Na mesa ao lado, uma família:

– Pai, por que é que eles explodem e matam as pessoas?
– Porque eles são inimigos e são muito malvados, filho.
– E os pais deles não colocam eles de castigo?
– É que eles vivem muito longe do pai e da mãe.
– E se a gente arranjar uma família pra eles?
– Acho que eles não querem fazer as pazes. É por isso que a polícia está atrás deles, entendeu?
– E se a gente emprestar o videogame pra eles? Eles podem explodir e lutar sem machucar ninguém, né?

 

<3

 

É.

O primeiro anão a gente nunca esquece

Até então ela só conhecia a turma do Atchim e do Soneca. E aqueles de jardim.

E ‪#‎vou_tecontar‬ que foi numa loja de departamentos que ela viu desenho virar verdade (não, não tem delegacia na minha história, anão em delegacia é coisa de hoje em dia). 

Era Mesbla ou Mappin, não sei bem. A menina de uns 7 anos corria entre as araras. Mergulhava em tecidos, cores e texturas, enquanto a mãe escolhia algumas peças em tricô.

Era inverno em São Paulo e havia um mundo no meio daquele imenso guarda-roupa precificado. De cabide em cabide, a garotinha dançava (sim, tem anão e dança na minha história) e escolhia o figurino de sua estreia. Seria cantora, tipo a Madonna. Usaria preto, botas de couro e um casaco de pele.

Mas a canção era “Tuuuuudo Azuuuul, Adão e Evaaaa no Paraísooooooo…”. Porque a Madonna dela não cantava em inglês – ainda. E era inspirada no Pablo, de “Qual é a Música”.

E pra você entrar no clima, sugiro clicar nessa trilha aqui, olha:

https://www.youtube.com/watch?v=6xfgoACLkc4

Entre um Atchim e outro (não era anão, era ácaro), um flash do espetáculo. Agora só faltava a maquiagem. Um olho na mãe e outro no espelho e, nossa, que nariz vermelho. Não sabia inglês, mas já sabia o que é rinite. E que antialérgico dava Soneca.

Estava em bica, precisava assoar aquele nariz. Não podia entrar no palco daquele jeito, ranhenta. Só a mamãe poderia salvar o show.

Foi aí que aconteceu. Ela deu de cara com um anão. Um de verdade. A mãe ao lado e ela não desgrudava o olho daquela figura inédita. Não era o Atchim, não era de jardim. E num só instante, gritou pra mãe:

– Mãe, é um velho que não cresceu ou uma criança com cara de velho?

A mãe?

Fingiu que não conhecia aquela criança, que não era com ela, que nunca viu mais magra e mal educada. Até o anão ir embora.

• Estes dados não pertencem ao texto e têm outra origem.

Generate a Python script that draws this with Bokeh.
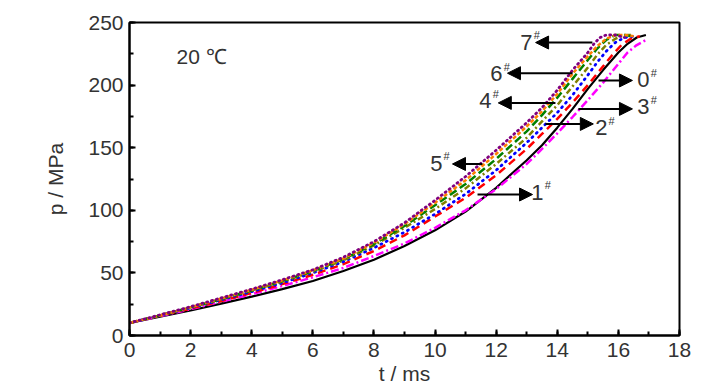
from bokeh.plotting import figure
from bokeh.models import Label, Arrow, NormalHead, SingleIntervalTicker, Range1d
from bokeh.embed import file_html
from bokeh.resources import INLINE

# ---- data ----
t_lo = [0, 1, 2, 3, 4, 5, 6, 7, 8, 9, 10, 11, 12, 13]

s0_lo = [10, 15, 20, 25.5, 31, 37, 43.5, 51.5, 60.5, 71.5, 84, 99, 118, 140]
s0_t_hi = [13.5, 14, 14.5, 15, 15.5, 16, 16.3, 16.6, 16.9]
s0_p_hi = [152, 166, 181, 197, 212, 226, 233, 238, 240]

s3_lo = [10, 15.5, 21, 27, 33, 39.5, 46.5, 54, 63.5, 73.5, 86, 100, 117, 137]
s3_t_hi = [13.5, 14, 14.5, 15, 15.5, 16, 16.3, 16.6, 16.9]
s3_p_hi = [149, 161.5, 174.5, 188, 202, 217, 226, 232, 236]

s1_lo = [10, 16, 21.5, 27.5, 34, 41, 48.5, 57, 67.5, 80, 95, 110, 128, 149]
s1_t_hi = [13.5, 14, 14.5, 15, 15.5, 15.8, 16.1, 16.4, 16.7]
s1_p_hi = [161, 173, 186, 200, 215, 224, 232, 237, 239]

s2_lo = [10, 16, 22, 28.5, 35, 42, 50, 59, 70, 82.5, 97, 113, 132, 154]
s2_t_hi = [13.5, 14, 14.5, 15, 15.3, 15.6, 15.9, 16.2, 16.5]
s2_p_hi = [166, 178, 192, 208, 218, 227, 234, 238, 239]

s4_lo = [10, 16, 22.5, 29, 36, 43, 51, 60, 72, 86, 101, 117.5, 137, 158]
s4_t_hi = [13.5, 14, 14.5, 15, 15.3, 15.6, 15.9, 16.2, 16.5]
s4_p_hi = [171, 184, 199, 214, 224, 232, 237, 240, 240]

s6_lo = [10, 16, 22.5, 29, 36, 43.5, 51.5, 61, 73, 87.5, 104, 121, 141, 163]
s6_t_hi = [13.5, 14, 14.5, 15, 15.3, 15.6, 15.9, 16.2, 16.4]
s6_p_hi = [176, 190, 205, 220, 229, 236, 240, 240, 239]

s5_lo = [10, 16, 22.5, 29.5, 36.5, 44, 52, 61.5, 74, 89, 106, 124, 145, 167]
s5_t_hi = [13.5, 14, 14.5, 15, 15.3, 15.6, 15.9, 16.2, 16.5]
s5_p_hi = [179, 193, 209, 223, 231, 237, 240, 240, 239]

s7_lo = [10, 16.5, 23, 30, 37, 44.5, 52.5, 62.5, 75, 90, 108, 127, 148, 170]
s7_t_hi = [13.5, 14, 14.5, 15, 15.2, 15.4, 15.6, 15.9, 16.2]
s7_p_hi = [182, 196, 212, 226, 233, 238, 240, 240, 238]

x_ticks_interval = 2
y_ticks_interval = 50

# series: (label, lo, t_hi, p_hi, color, dash, cap, width)
series = [
    ("0", s0_lo, s0_t_hi, s0_p_hi, "#000000", "solid", "butt", 2.2),
    ("3", s3_lo, s3_t_hi, s3_p_hi, "#ff00ff", "8 3 2 3", "butt", 2.5),
    ("1", s1_lo, s1_t_hi, s1_p_hi, "#ff0000", "8 5", "butt", 2.5),
    ("2", s2_lo, s2_t_hi, s2_p_hi, "#0000ff", "1 5", "round", 2.8),
    ("4", s4_lo, s4_t_hi, s4_p_hi, "#808000", "6 3 2 3", "butt", 2.5),
    ("6", s6_lo, s6_t_hi, s6_p_hi, "#008000", "8 4", "butt", 2.5),
    ("5", s5_lo, s5_t_hi, s5_p_hi, "#ff8000", "4 2", "butt", 2.5),
    ("7", s7_lo, s7_t_hi, s7_p_hi, "#800080", "1 4", "round", 2.8),
]

# label annotations: name, digit right-edge x, center y (data)
tag_names = ["7", "6", "4", "5", "1", "2", "0", "3"]
tag_x = [13.19, 12.21, 11.85, 10.24, 13.55, 15.64, 17.02, 17.02]
tag_y = [234.3, 209.0, 187.7, 137.6, 114.5, 165.9, 204.2, 182.9]

# arrows: start (tail, on curve) -> end (head)
arr_x0 = [15.15, 14.50, 13.94, 11.55, 11.39, 13.61, 15.35, 14.69]
arr_x1 = [13.29, 12.37, 12.07, 10.57, 13.19, 15.18, 16.46, 16.46]
arr_y = [234.0, 209.5, 185.8, 137.0, 112.6, 169.0, 203.7, 181.0]

FONT = "Liberation Sans"
TXT = "#333333"

p = figure(width=711, height=388, x_range=Range1d(0, 18), y_range=Range1d(0, 250),
           output_backend="svg", toolbar_location=None,
           min_border_left=129, min_border_right=32, min_border_top=22, min_border_bottom=53)
p.grid.visible = False
p.outline_line_color = "black"
p.outline_line_width = 2
p.background_fill_color = "white"
p.border_fill_color = "white"

p.xaxis.ticker = SingleIntervalTicker(interval=x_ticks_interval, num_minor_ticks=2)
p.yaxis.ticker = SingleIntervalTicker(interval=y_ticks_interval, num_minor_ticks=2)
for ax in (p.xaxis, p.yaxis):
    ax.axis_line_width = 2
    ax.axis_line_color = "black"
    ax.major_tick_in = 6
    ax.major_tick_out = 0
    ax.minor_tick_in = 4
    ax.minor_tick_out = 0
    ax.major_tick_line_width = 2
    ax.minor_tick_line_width = 2
    ax.major_label_text_font = FONT
    ax.major_label_text_font_size = "21px"
    ax.major_label_text_color = TXT
    ax.axis_label_text_font = FONT
    ax.axis_label_text_font_size = "21px"
    ax.axis_label_text_font_style = "normal"
    ax.axis_label_text_color = TXT
p.xaxis.major_label_standoff = 7
p.yaxis.major_label_standoff = 6

p.yaxis.axis_label = "p / MPa"
p.yaxis.axis_label_standoff = 18
p.xaxis.axis_label = "t / ms"
p.xaxis.axis_label_standoff = 2

for name, lo, thi, phi, col, dash, cap, lw in series:
    p.line(t_lo + thi, lo + phi, line_color=col, line_width=lw, line_dash=dash, line_cap=cap)

for x0, x1, y in zip(arr_x0, arr_x1, arr_y):
    p.add_layout(Arrow(end=NormalHead(size=13, fill_color="black", line_color="black", line_width=1),
                       x_start=x0, y_start=y, x_end=x1, y_end=y,
                       line_color="black", line_width=2))

for n, x, y in zip(tag_names, tag_x, tag_y):
    p.add_layout(Label(x=x, y=y, text=n, text_align="right", text_baseline="middle",
                       text_font=FONT, text_font_size="22px", text_color=TXT))
    p.add_layout(Label(x=x + 0.04, y=y + 5.5, text="#", text_align="left", text_baseline="middle",
                       text_font=FONT, text_font_size="11px", text_color=TXT))

p.add_layout(Label(x=1.54, y=222.8, text="20 \u2103", text_align="left", text_baseline="middle",
                   text_font=FONT, text_font_size="21px", text_color=TXT))

open("out.html", "w").write(file_html(p, INLINE))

Depois toca explicar pra criança que não se pode ser sincera sempre e que, de castigo, ela ia ficar sem comprar figurinha por uma semana. Figurinha era moeda corrente. Já o “politicamente correto” ainda não era moeda corrente no Brasil de 80.

Criança com faniquito

Histeria no elevador logo cedo.

E eu com dor de cabeça.

Pra essa historinha que  #vou_tecontar, acho apropriado vc clicar nessa trilha aqui:

A menina, de uns 3 anos, não queria aquele sapato.

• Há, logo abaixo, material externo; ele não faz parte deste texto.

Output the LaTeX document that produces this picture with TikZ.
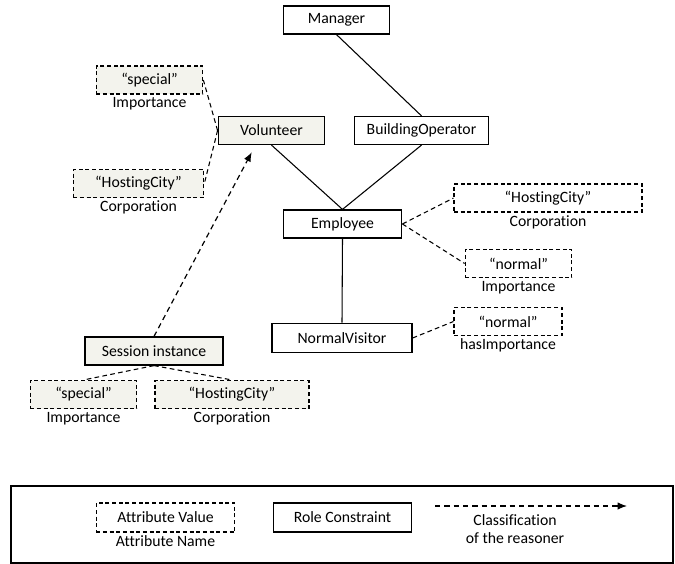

A mãe com voz estridente tentava explicar -leia-se “convencer”- que o sapato é bonito e combina com a roupa.

A menina berrava.

A mãe apelou:

– Filha, pergunta pra essa tia (apontando pra mim) se o sapato não está lindo. Não tá, Tia?

A menina me olhou desconfiada.

Fui sincera:

– O sapato é legal, mas só fica bonito em criança boazinha. Criança chiliquenta tem que ficar descalça. No berço. Sozinha. E no quarto escuro.

Funcionou. A criança ficou muda. A mãe também.


Nota: texto de 2014. Antes que me julgue: acho desnecessário obrigar criança a usar sapato. Por mim ia de havaianas. E, claro, também acho um saco criança que berra no elevador. Pronto. Pode julgar agora. Beijo.